Don't shoot the yeti! Police warn public following bigfoot sighting

  • 7 years ago
GREENVILLE, SOUTH CAROLINA — An alleged "Bigfoot" sighting in North Carolina this past week has police warning citizens not to attack any suspected creatures, in the event it's not what they think it is.

On August 4, a team of amateur investigators known as Bigfoot 911 gathered at a well known sighting spot in McDowell County. One of the members, John Bruner, claims to have caught a glimpse of a "large bipedal animal covered in hair." In a Facebook post on the group's page, Bruner recounts seeing the mysterious being take off into the dark forest as he quickly gave chase. Bruner managed to catch sight of the entity again near a broken tree further into the woods. Bruner says for a second, the two were locked in a staredown, recalling "Its face was solid black no hair on it, the hair looked shaggy all over." The legendary beast then disappeared into the forest once more, but Bruner will never forget the sight of seeing its buttocks flexing with each step as it dashed, according to FOX Carolina.

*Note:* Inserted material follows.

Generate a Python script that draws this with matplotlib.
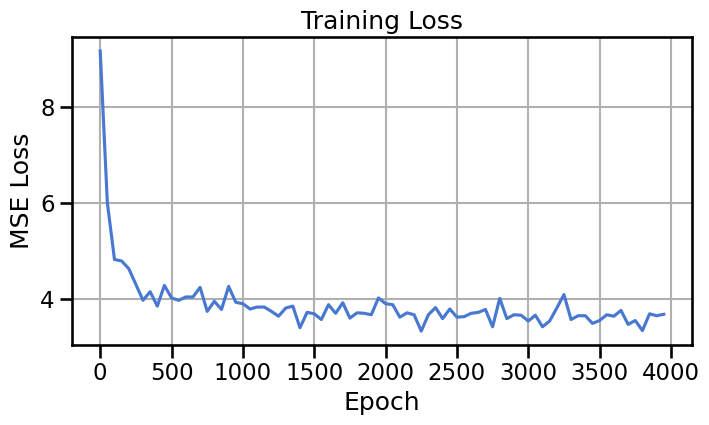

Unfortunately, Bruner did not manage to get a photograph of his rarest of rare encounters, because he and his colleagues didn't have their cameras at that particular moment.

In a Facebook post on August 8, police in nearby Greenville, South Carolina wanted to remind locals that firing weapons at any suspects may end up "wounding a fun-loving and well-intentioned person, sweating in a gorilla costume."

Meanwhile, Gawain MacGregor, 36, of Minnesota has since claimed he was the one the Bigfoot hunters bumped into that night. In an interview with McDowell News, MacGregor says he was in the woods, dressed in coat made of raccoon pelts, performing a shamanistic ritual in the hopes of reuniting with the creature, whom he claims to have spotted in the past.